Arabesk ilk çıktığı günden itibaren belli çevrelerin eleştirilerine maruz kaldı, dışlandı, gecekondu müziği yakıştırmaları yapıldı. Arabeskin geldiği noktayı nasıl değerlendiriyorsunuz?

Arabesk bir direniştir, bir hikayeyi paylaşmaktır. Arabesk şarkıların sözlerinin çoğu hayatın gerçeklerini anlatıyor. Bir Orhan Gencebay, bir Ferdi Tayfur, bir Müslüm Gürses'in sesine ve müziğine kim laf edebilir? Albümleri milyonlar sattı bu sanatçıların.

Bilgi ve birikim açısından müziğimize katkıları çok. Müziğe ilk girdiğim dönemde arabesk müziği küçümsüyorlardı ama artık bu kalmadı. Şimdi gidin en sosyetik semtlere, arabesk geceleri düzenleniyor. Teknoloji de geliştiği için, arabesk şarkılar artık daha zengin bir formda yapılıyor. Bu açıdan arabeskte müzikal kalite de çok arttı.

Müzik piyasasına bakın; Tarkan da dahil olmak üzere herkes arabesk müzik yapıyor. Hepsinin şarkılarında arabesk tınılar var. Eskiden arabesk televizyonda da daha azdı, şimdi çok daha fazla yer veriliyor. Arabesk müziğin geldiği noktayı çok iyi buluyorum.

KARDEŞÇE YAŞAYACAĞIMIZ BİR YIL OLSUN

2018 yılı için ne mesaj vermek istersiniz?

Aileleriyle herkesin sağlıklı ve huzurlu bir yıl geçirmesini dilerim. Ülke olarak birlik ve beraberlik için kardeşçe yaşayacağımız bir yıl olsun. Hem dünyaya, hem bölgemize huzur ve barış gelmesini temenni ediyorum.

GÜNÜMÜZÜN MÜZİK DÜNYASINDA REKABET BEL ALTINA İNDİ

Müziğe ilk girdiğiniz yıllarda büyük rekabet vardı. Bu rekabet sizi nasıl etkiledi?

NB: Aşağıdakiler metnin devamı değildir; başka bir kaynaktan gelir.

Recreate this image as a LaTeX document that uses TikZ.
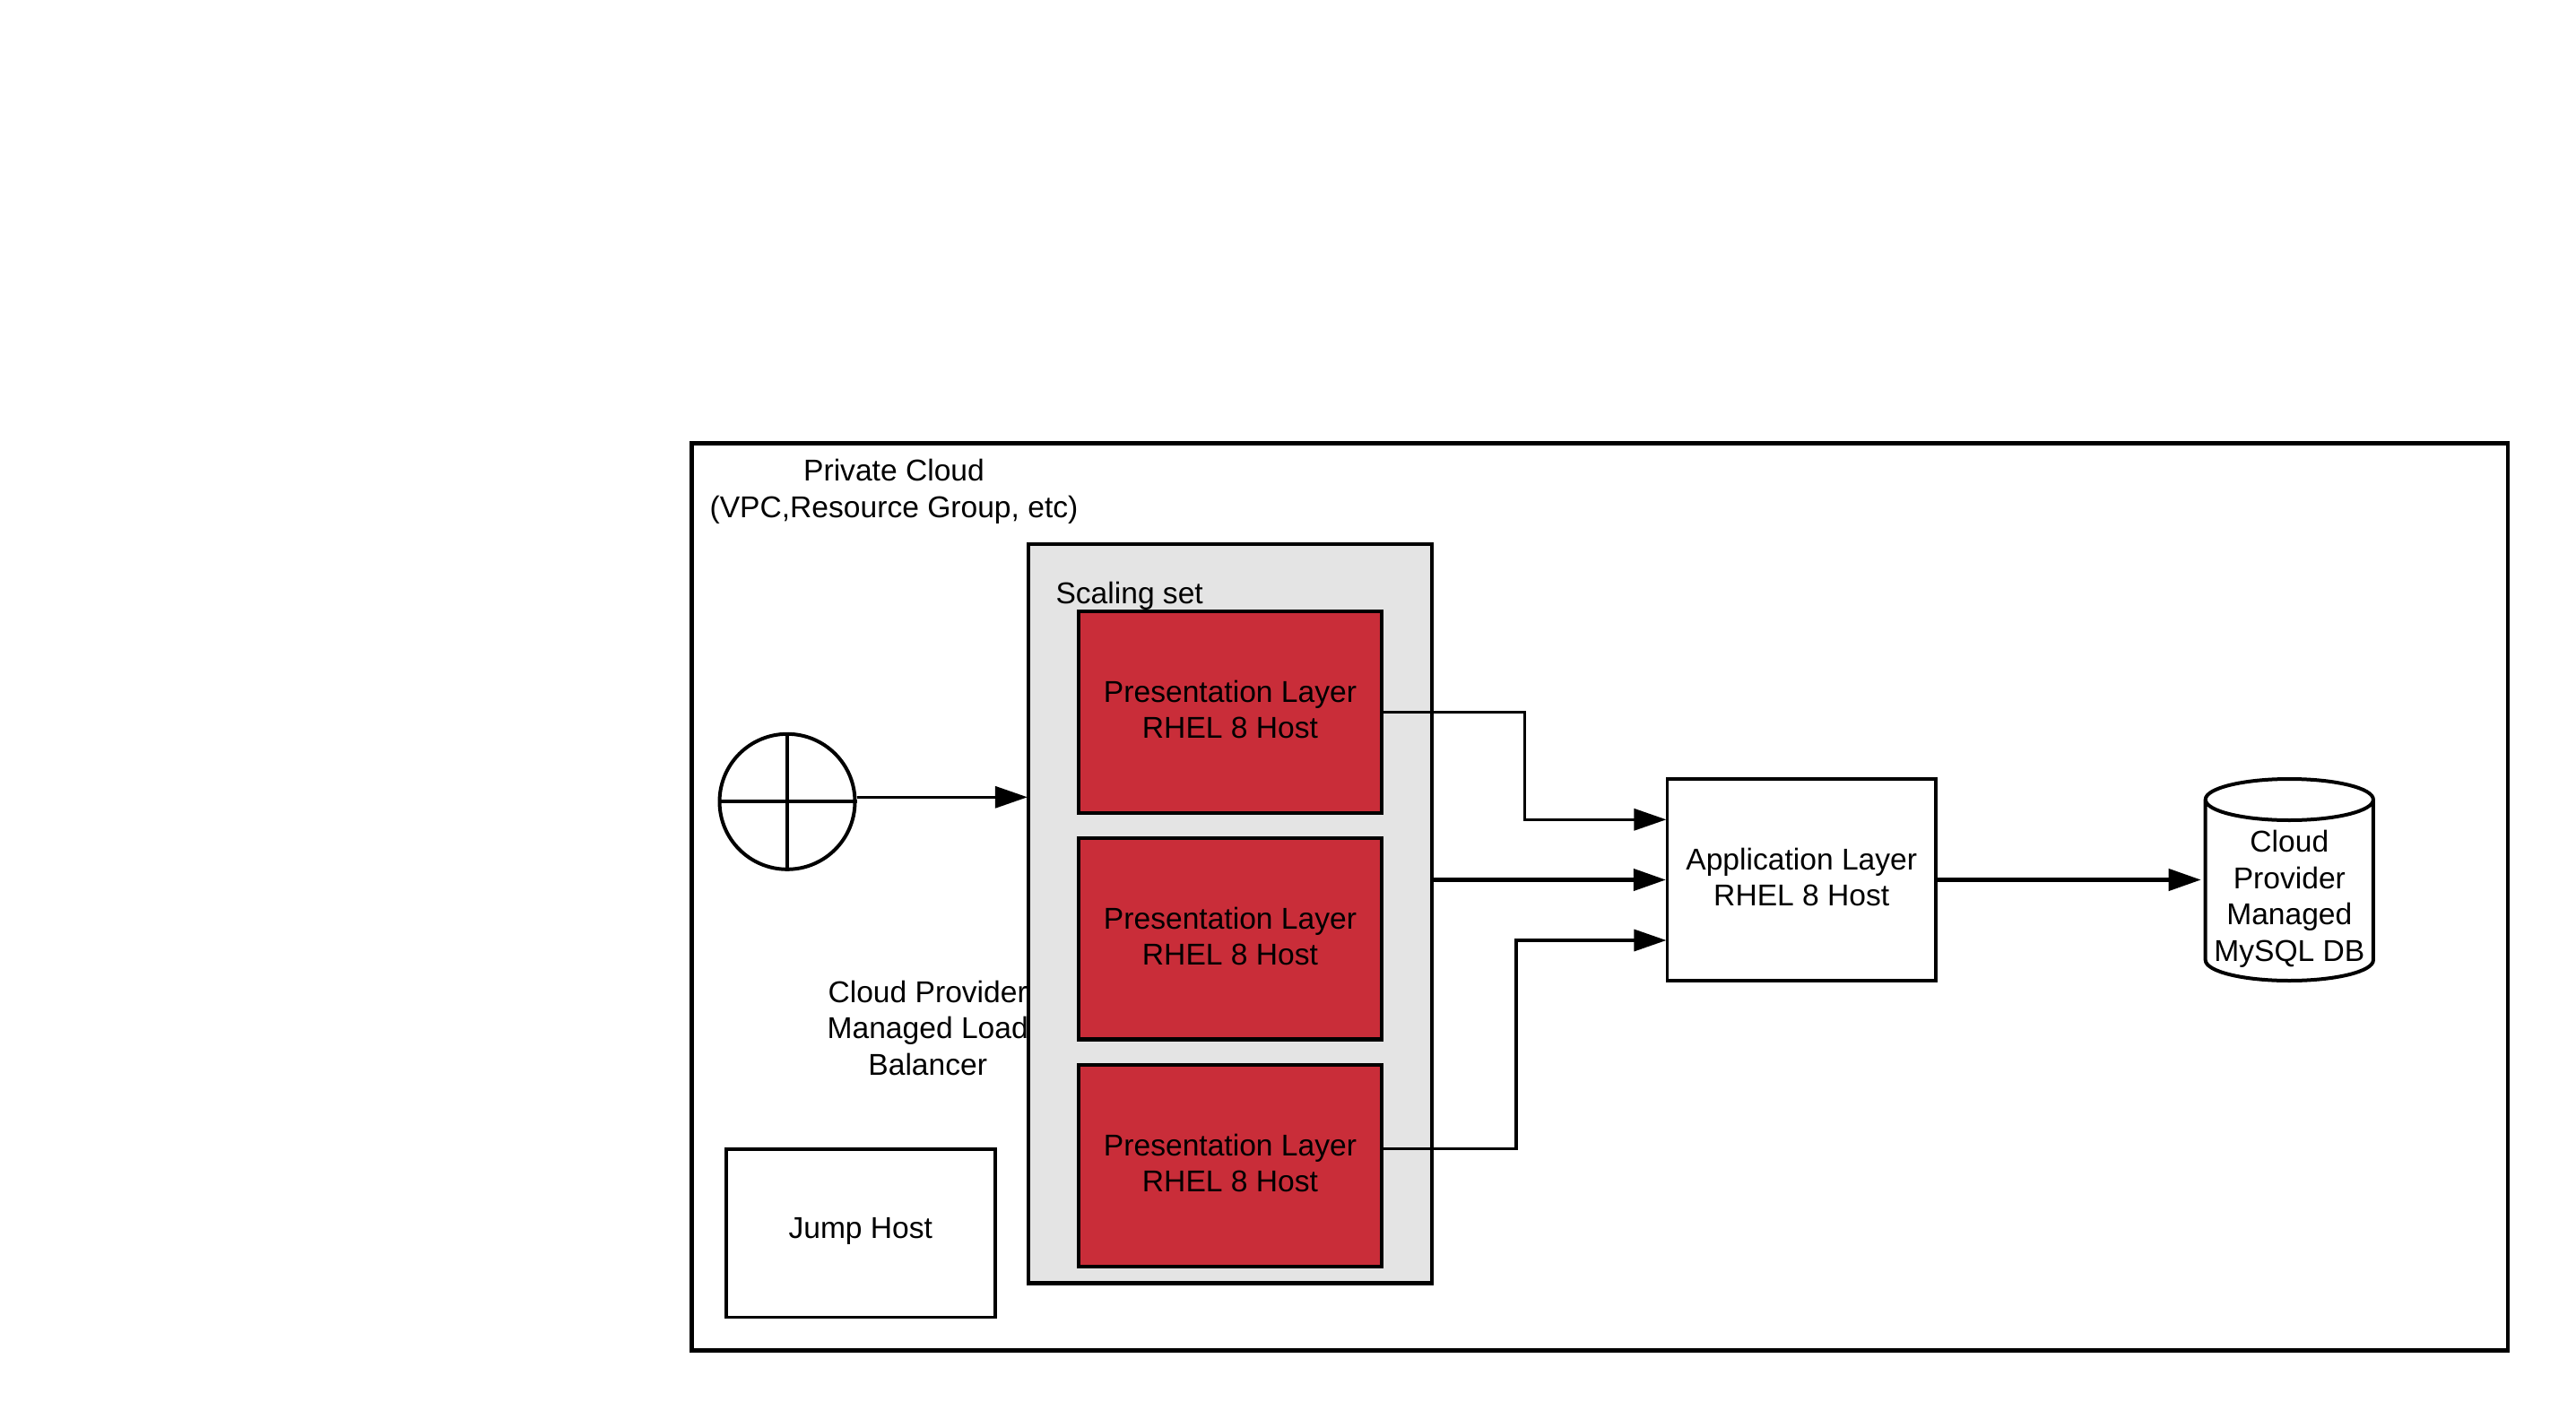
\documentclass[tikz,border=0pt]{standalone}
\usepackage{fontspec}
\setmainfont{Liberation Sans}
\usetikzlibrary{arrows.meta,calc}
\definecolor{redfill}{HTML}{C92D39}
\definecolor{greyfill}{HTML}{E4E4E4}
\newcommand{\lift}{\rule[-3pt]{0pt}{3pt}}
\tikzset{
  txt/.style={font=\fontsize{16.8pt}{20.25pt}\selectfont, align=center, inner sep=0pt, outer sep=0pt, text=black},
  boxnode/.style={txt, draw=black, rectangle},
  redbox/.style={boxnode, fill=redfill, line width=2.1pt, minimum width=169.35pt, minimum height=112.3pt},
  conn/.style={line width=1.65pt, -{Triangle[length=18pt,width=12pt]}, shorten >=0.8pt},
  connb/.style={conn, line width=2.1pt}
}
\begin{document}
\begin{tikzpicture}[x=0.5pt,y=-0.5pt]
\useasboundingbox (0,0) rectangle (2873,1583);
% outer frame
\node[boxnode, line width=2.2pt, minimum width=1012.75pt, minimum height=506.1pt] (outer) at (1784.25,1000.4) {};
\node[txt] (privlabel) at (997,548.5) {Private Cloud\\(VPC,Resource Group, etc)};
% label under the load balancer sits behind the scaling set
\node[txt] (lblabel) at (1034.7,1146.5) {Cloud Provider\\Managed Load\\Balancer};
% scaling set
\node[boxnode, fill=greyfill, line width=2.2pt, minimum width=225pt, minimum height=412.4pt] (scaling) at (1372,1019.2) {};
\node[txt, anchor=base west] (scalelabel) at (1177.5,673) {Scaling set};
\node[redbox] (p1) at (1372,794.4) {Presentation Layer\\RHEL 8 Host\lift};
\node[redbox] (p2) at (1372,1047.2) {Presentation Layer\\RHEL 8 Host\lift};
\node[redbox] (p3) at (1372,1300.4) {Presentation Layer\\RHEL 8 Host\lift};
% load balancer
\node[draw=black, fill=white, circle, line width=2pt, inner sep=0pt, minimum size=75.5pt] (lb) at (878,894.3) {};
\draw[line width=1.7pt] (lb.north) -- (lb.south);
\draw[line width=2pt] (lb.west) -- (lb.east);
% jump host
\node[boxnode, line width=1.9pt, minimum width=149.8pt, minimum height=93.7pt] (jump) at (959.8,1375.7) {Jump Host\rule[-5.5pt]{0pt}{5.5pt}};
% application layer
\node[boxnode, line width=1.7pt, minimum width=149.75pt, minimum height=112.5pt] (app) at (2009.25,981.5) {Application Layer\\RHEL 8 Host\lift};
% database cylinder
\node[txt, minimum width=93.6pt, minimum height=112.5pt] (db) at (2553.3,981.5) {};
\draw[line width=2pt, fill=white]
  ($(db.north west)+(0,23)$) arc[start angle=180,end angle=360,x radius=46.8pt,y radius=11.5pt]
  arc[start angle=0,end angle=180,x radius=46.8pt,y radius=11.5pt]
  -- ($(db.south west)+(0,-23)$) arc[start angle=180,end angle=360,x radius=46.8pt,y radius=11.5pt]
  -- ($(db.north east)+(0,23)$);
\node[txt] (dblabel) at (2553.3,1003) {Cloud\\Provider\\Managed\\MySQL DB};
% connector way-points
\coordinate (s1) at (1147.5,889.3);
\coordinate (a1) at (1860,914.3);
\coordinate (a3) at (1860,1049);
\coordinate (e1) at (1700.5,794.4);
\coordinate (s3) at (1541.3,1281.8);
\coordinate (e3) at (1691,1281.8);
% connectors
\draw[conn] (lb.east |- s1) -- (s1);
\draw[conn] (p1.east) -- (e1) |- (a1);
\draw[connb] (scaling.east |- app.west) -- (app.west);
\draw[conn] (s3) -- (e3) |- (a3);
\draw[connb, shorten >=2.5pt] (app.east) -- (db.west);
\end{tikzpicture}
\end{document}
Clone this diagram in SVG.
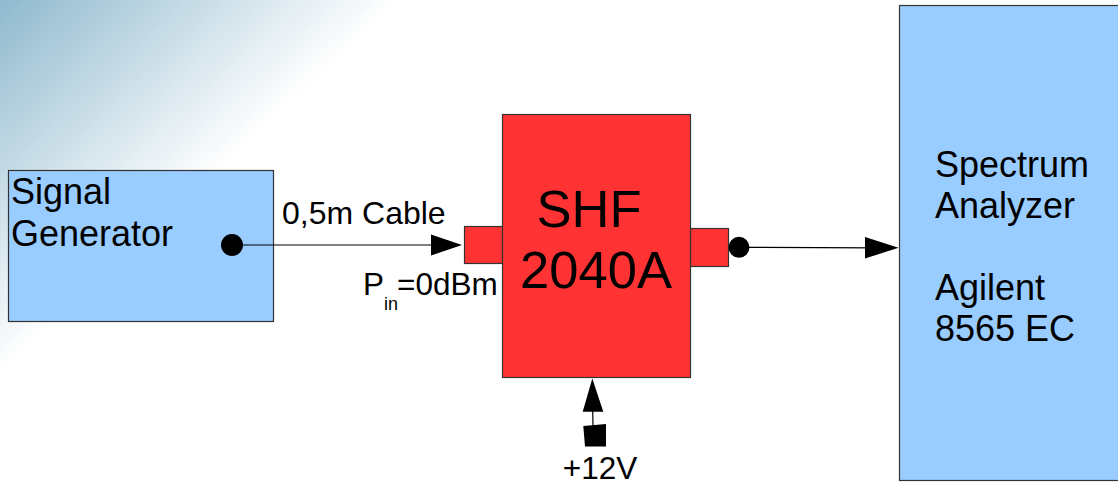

Rekabet bizim zamanımızda bugünkü gibi değildi. Karşılıklı saygı ve sevgi vardı aramızda.

Biz arkadaştık her şeyden önce. Herkesin kendi kitlesi vardı, yarışmazdık bugünküler gibi kendi aramızda. Birbirimizin sahne aldığı yerlere gidip birbirimizi saygı ve sevgi çerçevesinde dinlerdik. Günümüz müzik dünyasında rekabet bel atına indi.

Çok kötü bir resim veriyorlar halka. Böyle rekabet edenler şunun farkında değil mi; halk sizi yukarı çıkardığı gibi, yere indirmesini de bilir. Kimse 'Ben oldum' deyip artistlik yapmasın. Müzisyenler birbirlerine saygı ile yaklaşmalı. Bunu yapmazlarsa kalıcı olmaları mümkün değil.

POPÇULARIN ÇOĞU BİRBİRİNE BENZİYOR

Yeni jenerasyonda beğendiğiniz isimler var mı?

Yeni jenerasyonda popüler müzik yapan şarkıcıların çoğu birbirine benziyor. Hem görünüşleri, hem müzikleri, hem de sesleri birbirine çok yakın; onları ayırt edemediğim zamanlar oluyor.

Bir Tarkan, bir Kenan Doğulu; hem ses, hem müzikalite açısından çok özeller. Müzik piyasasına her yıl yüzlerce isim giriyor. Bunların yarısı zaten sabun köpüğü gibi kayboluyor.

Geriye kalanların da bir kısmı başarılı oluyor. Oğlum diye söylemiyorum ama Aydın Kurtoğlu'nu da gençler arasında hem ses, hem de müzik bilgisi açısından ayrı bir yerde tutuyorum. Aydın'ın daha önünde uzun bir yolu var ama çalışkanlığıyla, yeteneğiyle müzikte çok iyi yerlere geleceğini düşünüyorum.